The New York Times and Newsweek are reporting that the Bush administration rebuffed a last minute deal from Saddam Hussein to stop the invasion of Iraq. According to the reports, Iraqi representatives offered to give the U.S. rights to Iraqi oil, to hold elections in Iraq, to allow for an intensive search for weapons of mass destruction and to hand over an Iraqi man who was connected to the 1993 bombing of the World Trade Center. Iraq also agreed to support the U.S. so-called war on terrorism and back any U.S.-written Middle East peace proposal. The offer came about through back-channel negotiations between a Lebanese-American businessman, Pentagon advisor Richard Perle and the former head of the Iraqi Intelligence Service. Perle told the New York Times that he met with the Lebanese-businessman but the CIA refused to pursue the negotiations further.
Lawyers at the Environmental Protection Agency say the agency is preparing to drop investigations into 50 power plants that have violated the Clean Air Act and then reexamine the violations under less stringent new regulations that go into effect next month. The change in policy grew out of recommendations made by Vice President Dick Cheney’s energy task force. According to the Times, the move is seen as a major victory for the utility industry which could save between $10 and $20 billion in plant upgrades. The Bush administration and energy executives said the old rules were too expensive. One longtime EPA lawyer told the New York Times “I don’t know of anything like this in 30 years.”
Meanwhile the Los Angeles Times reports today that the Bush administration has drafted a new rule that would rewrite the Clean Water Act to make it easier for developers to build on wetlands and streams. Officials estimated that about 20 millions acres of wetlands — or about 20 percent of the nation’s wetlands outside of Alaska — would no longer be protected by the Clean Water Act.
President Bush yesterday signed legislation that bars a certain late-term abortion procedure in what is seen as the most significant law restricting abortion rights in the 30 years since Roe v. Wade. The legislation was challenged in court in New York, California and Nebraska. Under President Clinton, the legislation made it to the White House twice but it was vetoed both times. At a ceremony yesterday Bush said “America stands for liberty, for the pursuit of happiness and for the unalienable right of life. This right to life cannot be granted or denied by government because it does not come from government, it comes from the creator of life.”
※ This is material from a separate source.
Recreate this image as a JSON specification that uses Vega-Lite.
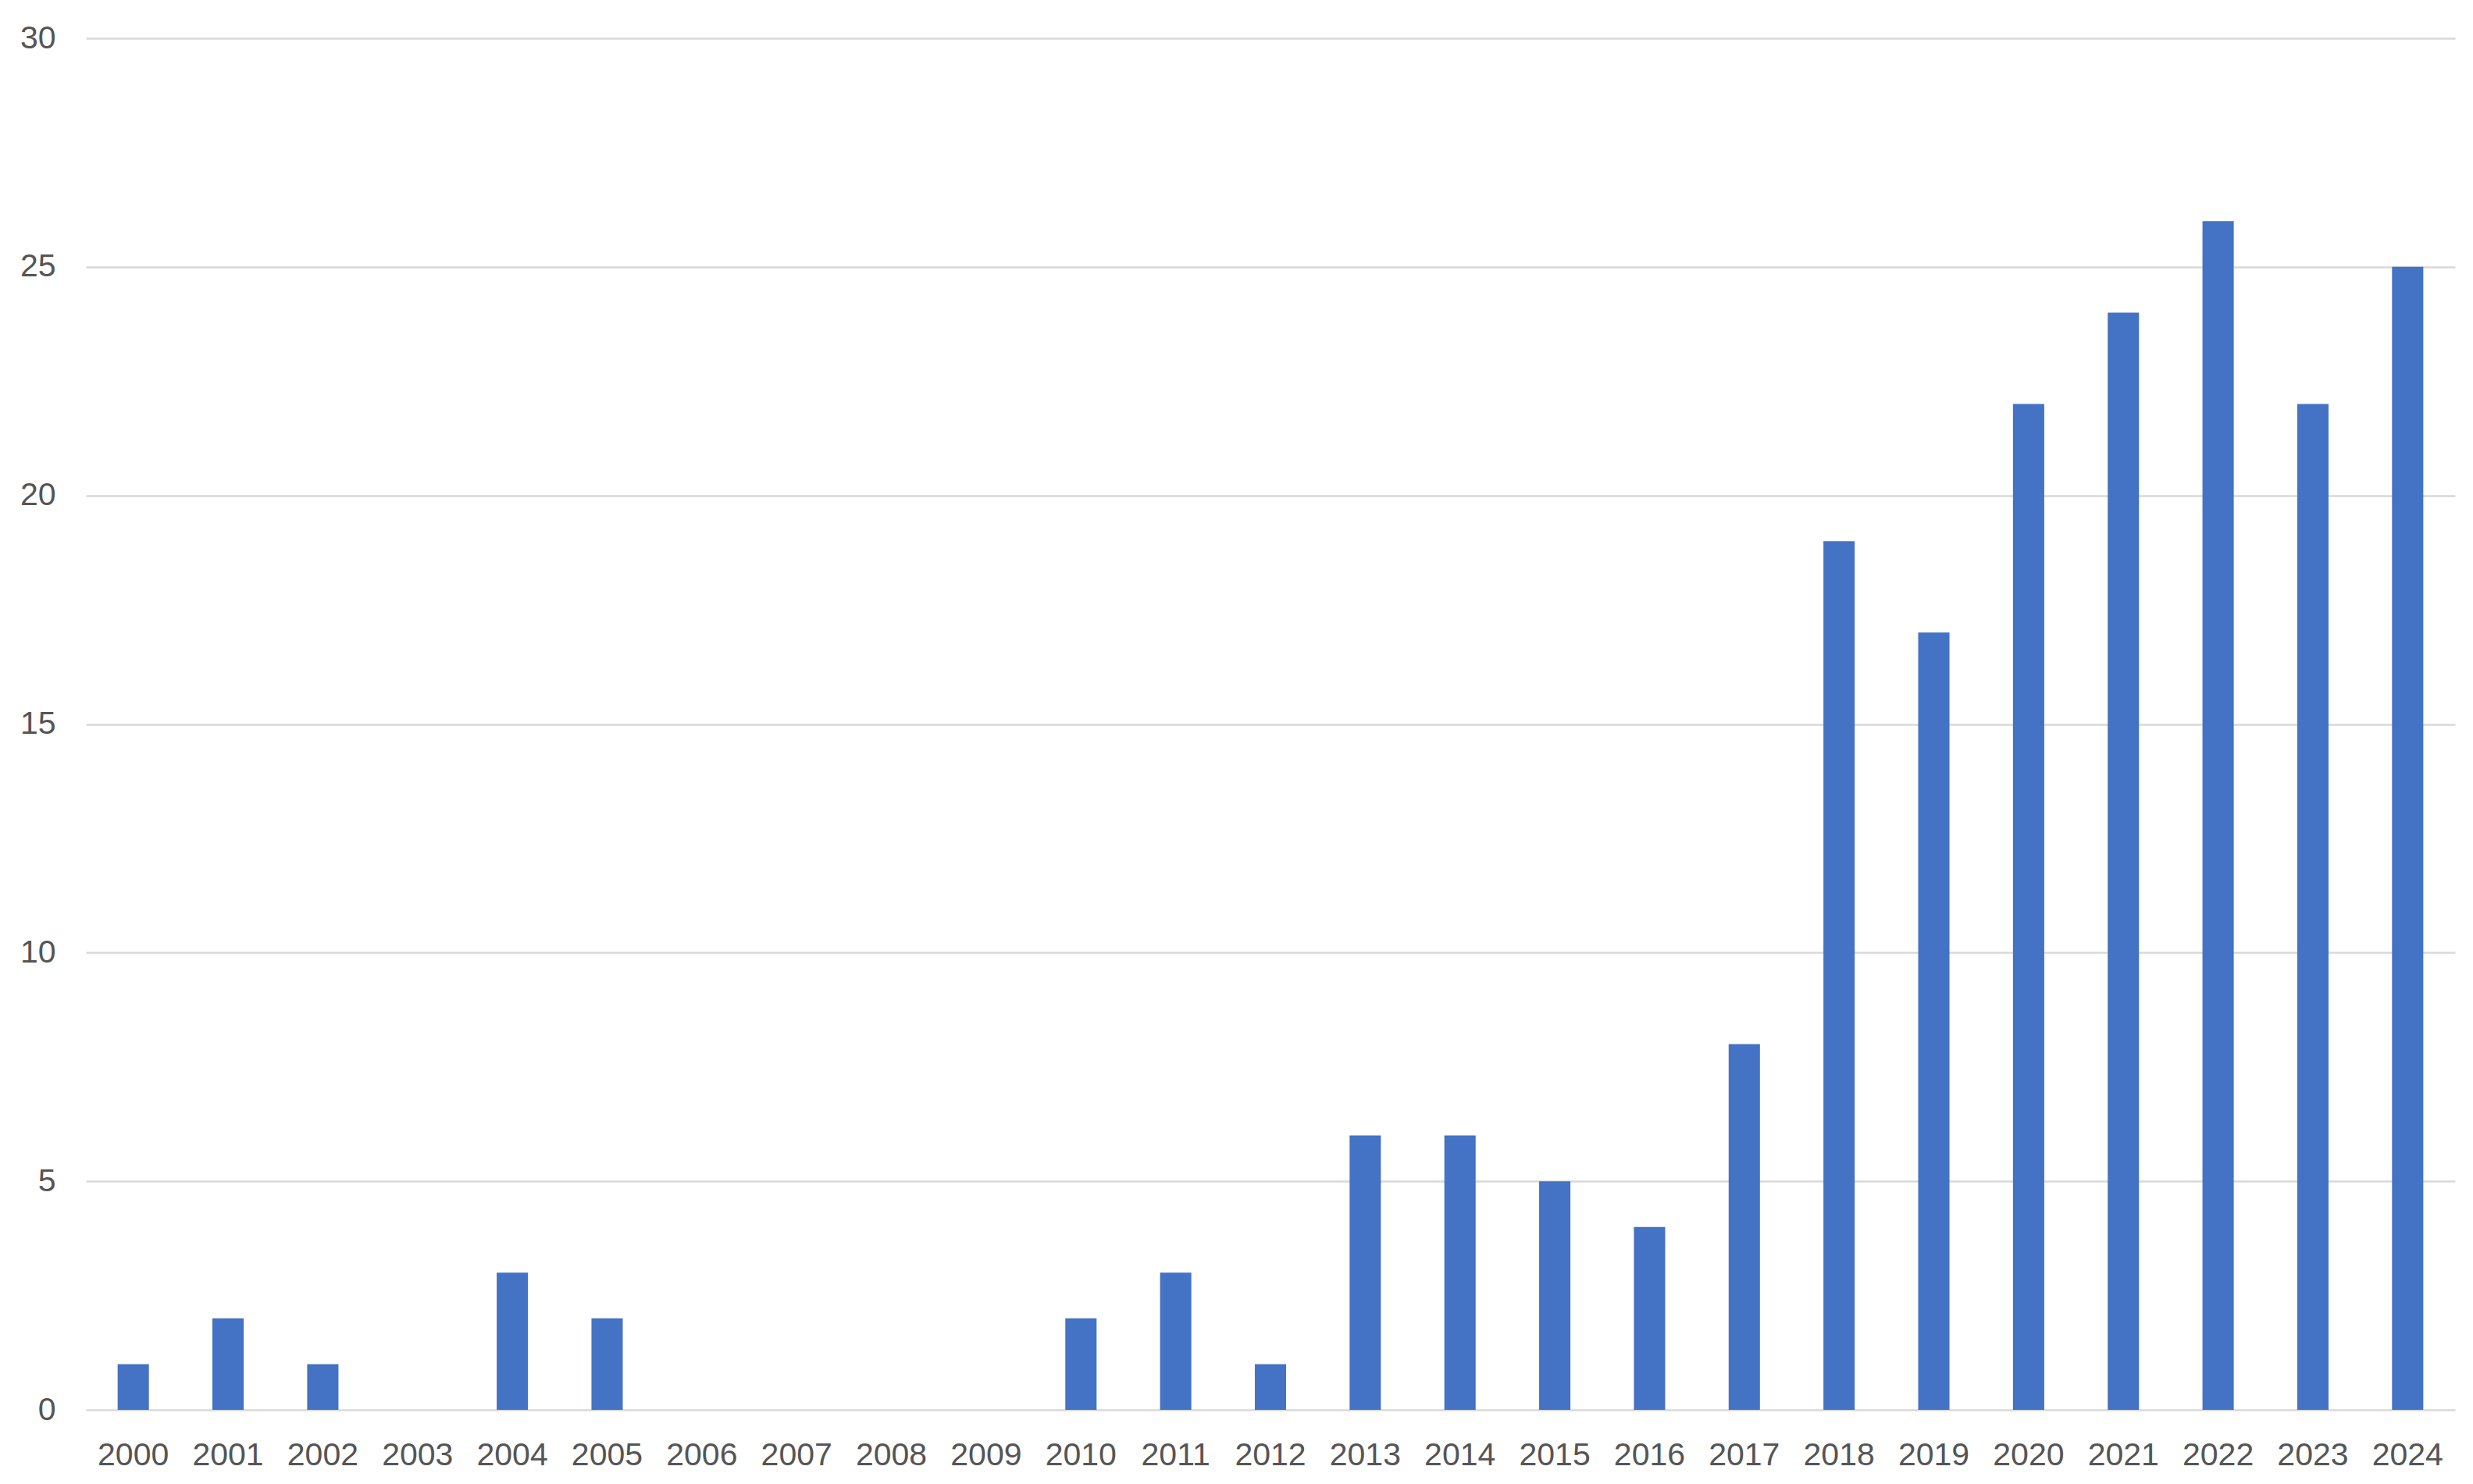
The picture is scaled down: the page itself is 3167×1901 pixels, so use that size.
{
  "$schema": "https://vega.github.io/schema/vega-lite/v6.json",
  "autosize": "none",
  "padding": {"left": 110, "top": 49, "right": 23, "bottom": 95},
  "width": 3034,
  "height": 1757,
  "background": "white",
  "config": {
    "view": {"stroke": null},
    "font": "Liberation Sans"
  },
  "data": {
    "values": [
      {"year": "2000", "count": 1},
      {"year": "2001", "count": 2},
      {"year": "2002", "count": 1},
      {"year": "2003", "count": 0},
      {"year": "2004", "count": 3},
      {"year": "2005", "count": 2},
      {"year": "2006", "count": 0},
      {"year": "2007", "count": 0},
      {"year": "2008", "count": 0},
      {"year": "2009", "count": 0},
      {"year": "2010", "count": 2},
      {"year": "2011", "count": 3},
      {"year": "2012", "count": 1},
      {"year": "2013", "count": 6},
      {"year": "2014", "count": 6},
      {"year": "2015", "count": 5},
      {"year": "2016", "count": 4},
      {"year": "2017", "count": 8},
      {"year": "2018", "count": 19},
      {"year": "2019", "count": 17},
      {"year": "2020", "count": 22},
      {"year": "2021", "count": 24},
      {"year": "2022", "count": 26},
      {"year": "2023", "count": 22},
      {"year": "2024", "count": 25}
    ]
  },
  "mark": {"type": "bar", "color": "#4472C4"},
  "encoding": {
    "x": {
      "field": "year",
      "type": "ordinal",
      "scale": {"paddingInner": 0.67, "paddingOuter": 0.335},
      "axis": {
        "title": null,
        "labelAngle": 0,
        "domain": false,
        "ticks": false,
        "tickSize": 0,
        "labelPadding": 38,
        "labelFontSize": 41,
        "labelColor": "#555555",
        "labelFont": "Liberation Sans"
      }
    },
    "y": {
      "field": "count",
      "type": "quantitative",
      "scale": {"domain": [0, 30], "nice": false},
      "axis": {
        "title": null,
        "values": [0, 5, 10, 15, 20, 25, 30],
        "domain": false,
        "ticks": false,
        "tickSize": 0,
        "labelPadding": 39,
        "labelFontSize": 41,
        "labelColor": "#555555",
        "labelFont": "Liberation Sans",
        "gridColor": "#d9d9d9",
        "gridWidth": 2.5
      }
    }
  }
}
The Pentagon has begun notifying 43,000 Reserve and National Guard troops to be prepared for a year-long deployment in Iraq. The reserves will be used as part of a new Pentagon plan to rotate troops in and out of Iraq. The Pentagon also announced that the Marines will soon return to Iraq to help re-enforce the Army in the occupation and reconstruction. The Marines played a major role during the invasion but were pulled out by September. The New York Times reports the Pentagon now plans to reduce the number of U.S. troops in Iraq from 130,000 to just over 100,000 over the next year.
In Seattle yesterday, a former truck painter named Gary Ridgway, confessed to murdering 48 women. Prosecutors spared him from a death sentence after he confessed to the killings. He is believed to the most prolific serial killer in American history. Some attorneys have criticized the agreement not to seek the death penalty because they say it will make it harder for prosecutors to seek the death penalty in other cases.
In an update from a story we covered two days, Radio for Peace International is now off the air. The shortwave radio located in Costa Rica had its electricity pulled yesterday by officials at the University for Peace which houses the station. Radio for Peace International broadcasts Democracy Now, Free Speech Radio News, Counterspin and other independent radio programs via shortwave allowing listeners all over the hemisphere to pick up the broadcasts.
Attorney General John Ashcroft yesterday issued new guidelines that would make it easier for the FBI to do background checks on anyone in cases involving national security even if there is no evidence of a crime being committed. An attorney from the American Civil Liberties Union responded to the charge by saying “This is exactly what Americans are worried about. It’s the notion that the government can put your life under a microscope without any evidence that you’re doing anything wrong.”